Search the listing for the string "this" and copy every line that contains it.

-- start --

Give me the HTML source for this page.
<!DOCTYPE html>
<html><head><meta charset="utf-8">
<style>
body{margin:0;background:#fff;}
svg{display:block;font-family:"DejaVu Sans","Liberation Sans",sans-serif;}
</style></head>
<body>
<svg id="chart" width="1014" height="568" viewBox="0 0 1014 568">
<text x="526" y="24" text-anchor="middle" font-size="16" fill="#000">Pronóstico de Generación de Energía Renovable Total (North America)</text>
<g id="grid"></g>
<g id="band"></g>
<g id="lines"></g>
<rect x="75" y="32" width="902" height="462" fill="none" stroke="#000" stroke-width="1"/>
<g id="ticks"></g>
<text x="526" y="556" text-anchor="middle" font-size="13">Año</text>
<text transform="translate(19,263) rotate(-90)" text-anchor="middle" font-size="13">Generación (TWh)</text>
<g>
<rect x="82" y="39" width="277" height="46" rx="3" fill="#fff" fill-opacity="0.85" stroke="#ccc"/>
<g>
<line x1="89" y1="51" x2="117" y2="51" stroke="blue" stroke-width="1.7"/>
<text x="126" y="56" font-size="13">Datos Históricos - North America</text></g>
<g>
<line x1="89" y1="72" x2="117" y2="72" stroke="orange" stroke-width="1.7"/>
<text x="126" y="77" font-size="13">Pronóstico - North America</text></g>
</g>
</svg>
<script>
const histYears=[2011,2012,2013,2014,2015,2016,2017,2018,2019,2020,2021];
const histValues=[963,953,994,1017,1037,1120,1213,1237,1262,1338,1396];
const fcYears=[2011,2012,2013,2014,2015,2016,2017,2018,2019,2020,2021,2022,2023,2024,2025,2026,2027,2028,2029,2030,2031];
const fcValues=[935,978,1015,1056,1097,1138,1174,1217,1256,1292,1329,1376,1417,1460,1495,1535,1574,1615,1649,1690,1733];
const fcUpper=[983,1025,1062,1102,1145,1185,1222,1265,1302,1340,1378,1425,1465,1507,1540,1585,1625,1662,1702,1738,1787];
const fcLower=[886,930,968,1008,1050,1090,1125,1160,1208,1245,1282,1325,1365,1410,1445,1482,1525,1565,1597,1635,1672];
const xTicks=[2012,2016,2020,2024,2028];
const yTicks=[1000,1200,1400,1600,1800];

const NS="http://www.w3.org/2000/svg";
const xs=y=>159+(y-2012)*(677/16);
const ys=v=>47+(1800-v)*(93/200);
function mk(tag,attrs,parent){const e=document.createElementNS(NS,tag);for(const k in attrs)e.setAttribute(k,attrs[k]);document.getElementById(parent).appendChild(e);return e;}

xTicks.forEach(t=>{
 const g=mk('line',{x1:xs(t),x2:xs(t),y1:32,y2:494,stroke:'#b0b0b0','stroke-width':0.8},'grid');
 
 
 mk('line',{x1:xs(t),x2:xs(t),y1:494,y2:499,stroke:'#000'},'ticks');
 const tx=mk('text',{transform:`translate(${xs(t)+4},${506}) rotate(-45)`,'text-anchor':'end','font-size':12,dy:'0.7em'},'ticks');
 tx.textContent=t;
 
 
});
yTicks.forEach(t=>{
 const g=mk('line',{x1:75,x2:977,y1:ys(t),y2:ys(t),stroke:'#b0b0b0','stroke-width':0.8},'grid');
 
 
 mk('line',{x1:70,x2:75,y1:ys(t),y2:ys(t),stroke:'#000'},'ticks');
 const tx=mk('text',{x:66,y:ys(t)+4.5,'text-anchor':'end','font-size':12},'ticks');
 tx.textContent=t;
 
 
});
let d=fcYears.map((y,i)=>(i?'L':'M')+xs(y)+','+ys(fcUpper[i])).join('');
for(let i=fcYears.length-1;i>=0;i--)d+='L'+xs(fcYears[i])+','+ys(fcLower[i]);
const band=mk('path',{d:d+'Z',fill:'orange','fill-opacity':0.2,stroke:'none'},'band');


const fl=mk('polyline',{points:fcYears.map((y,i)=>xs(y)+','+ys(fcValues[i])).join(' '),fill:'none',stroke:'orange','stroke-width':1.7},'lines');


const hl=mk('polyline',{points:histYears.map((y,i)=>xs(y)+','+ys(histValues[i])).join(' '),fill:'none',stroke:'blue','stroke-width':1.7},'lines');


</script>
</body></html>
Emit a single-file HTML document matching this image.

-- end --

- **TASK ANSWER**:
Give me the HTML source for this page.
Emit a single-file HTML document matching this image.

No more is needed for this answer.